The Savannah Cat also loves to participate in all your household chores with you. If you are vacuuming your carpet, you can enjoy the sight of your Savannah Cat wrestling with the vacuum cleaner. If you are folding your laundry, your Savannah Cat will be perched at the exact same spot where you are most likely to put away your clothes. Of course, he will end up wrestling with the folded clothes, making a mess for you to clean again.

They will, most definitely, share your bed. They will curl up beside your feet or neck and may even make you their mattress when they are in the mood.

Pecking order

The Savannah Cat is perfect for a home with pets or children. Of course, in keeping with the wild descent of these cats, they might be a tad bit uncomfortable if they are fondled too much or even threatened by other pets. So, before you bring home a savannah cat to the kids in your home, instruct them to leave the cat alone till it is comfortable in your home.

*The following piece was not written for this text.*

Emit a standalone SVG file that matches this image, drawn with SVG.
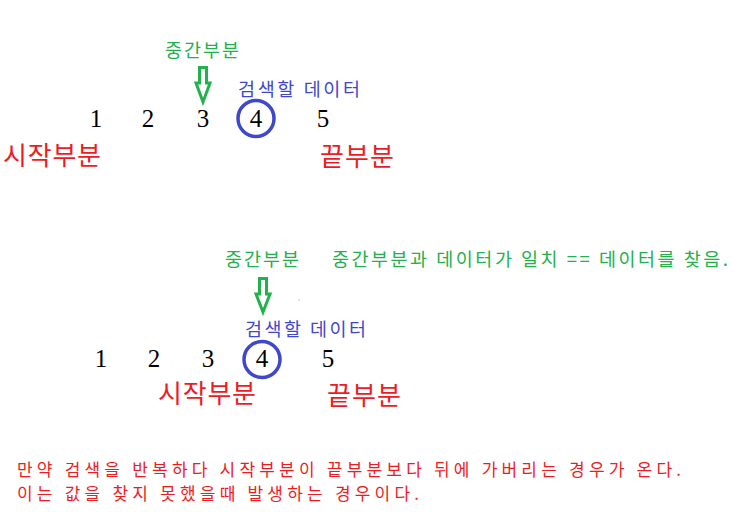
<svg xmlns="http://www.w3.org/2000/svg" width="740" height="512" viewBox="0 0 740 512">
<style>
.k{font-family:"Noto Sans CJK KR","Noto Sans",sans-serif;}
.g{fill:#22b14c;font-size:18.5px;}
.b{fill:#3f48cc;font-size:18.5px;}
.r{fill:#ed1c24;font-size:26px;}
.rs{fill:#ed1c24;font-size:17px;}
.n{font-family:"Liberation Serif","Times New Roman",serif;font-size:25px;fill:#000;text-anchor:middle;}
.ring{fill:none;stroke:#3f48cc;stroke-width:3.5;}
.arr{fill:#fff;stroke:#22b14c;stroke-width:3;stroke-linejoin:miter;}
</style>
<rect width="740" height="512" fill="#fff"/>
<g id="connectors">
<path class="arr" d="M199.5,67.5 H206.5 V83 H210 L203,102 L196,83 H199.5 Z"/>
<path class="arr" d="M259.5,278.5 H266.5 V294 H270 L263,312 L256,294 H259.5 Z"/>
</g>
<g id="top-mid"><text class="k g" x="165" y="57" textLength="74" lengthAdjust="spacing">중간부분</text></g>
<g id="top-target"><text class="k b" x="238" y="96" textLength="122" lengthAdjust="spacing">검색할 데이터</text></g>
<g id="top-numbers">
<text class="n" x="96" y="127">1</text>
<text class="n" x="148" y="127">2</text>
<text class="n" x="203" y="127">3</text>
<text class="n" x="256" y="127">4</text>
<text class="n" x="323" y="127">5</text>
<circle class="ring" cx="256" cy="118.5" r="18"/>
</g>
<g id="top-start"><text class="k r" x="3" y="165" textLength="98" lengthAdjust="spacing">시작부분</text></g>
<g id="top-end"><text class="k r" x="320" y="166" textLength="74" lengthAdjust="spacing">끝부분</text></g>
<g id="bot-mid"><text class="k g" x="225" y="266" textLength="74" lengthAdjust="spacing">중간부분</text></g>
<g id="bot-note"><text class="k g" x="332" y="266" textLength="396" lengthAdjust="spacing">중간부분과 데이터가 일치 == 데이터를 찾음.</text></g>
<rect x="298.5" y="299.5" width="1" height="1" fill="#8890c0"/>
<g id="bot-target"><text class="k b" x="245" y="336" textLength="121" lengthAdjust="spacing">검색할 데이터</text></g>
<g id="bot-numbers">
<text class="n" x="101" y="367">1</text>
<text class="n" x="154" y="367">2</text>
<text class="n" x="208" y="367">3</text>
<text class="n" x="262" y="367">4</text>
<text class="n" x="328" y="367">5</text>
<circle class="ring" cx="262" cy="359.5" r="18"/>
</g>
<g id="bot-start"><text class="k r" x="158" y="403" textLength="98" lengthAdjust="spacing">시작부분</text></g>
<g id="bot-end"><text class="k r" x="327" y="405" textLength="74" lengthAdjust="spacing">끝부분</text></g>
<g id="footer">
<text class="k rs" x="17" y="476" textLength="664" lengthAdjust="spacing">만약 검색을 반복하다 시작부분이 끝부분보다 뒤에 가버리는 경우가 온다.</text>
<text class="k rs" x="17" y="500" textLength="402" lengthAdjust="spacing">이는 값을 찾지 못했을때 발생하는 경우이다.</text>
</g>
</svg>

The most important thing to consider when you bring home a pet is its adaptability. Every cat breed has a natural pecking order that helps you decide whether or not this cat is a good addition to your household. The pecking order is not of a much concern if you are living alone or just living with other adults in your house. It does become a concern if you already have pets or children at home. The reason the pecking order is important is that you might be putting your pets and children in danger and vice versa.

When it comes to children, the Savannah Cat is extremely tolerant towards them. They will particularly enjoy the company of older children. If you have children under the age of six, never leave them unsupervised with the Savannah Cat. Of course, they are not a threat to the child, but the child can be extremely threatening to your Savannah Cat. If the cat feels uncomfortable or is frightened by a sudden push or touch from the child, he is less likely to attack. He will simply slither away and hide in a secure place in the house. But, he will not like it if your child coaxes him to get out of the hide out. That is when he will get a little defensive.

The breed are usually comfortable around dogs. You can expect your Savannah Cat to be all over the dog once he realizes that the dog is not a threat to his wellbeing. However, the breed of the dog that you have at home is extremely important. If the breed is overtly active and playful, you can expect your Savannah Cat to give him the cold shoulder. Not because he feels threatened, but simply because a Savannah Cat hates being forced to play or run around. With a playful dog that might chase the cat around, don't expect a very happy Savannah Cat.

Savannah Cats are extremely sweet and will never be bad company for other cats in your house. They will simply not get too friendly or affectionate with other cats. In case you have a male Savannah Cat, remember that he is the quintessential alpha male. He will be dominating over the other cats in your household. With ample training and the right introduction, you will not see any cat fights in your home.

The Savannah Cat often is too docile to protect itself. He will choose flight over fight any day.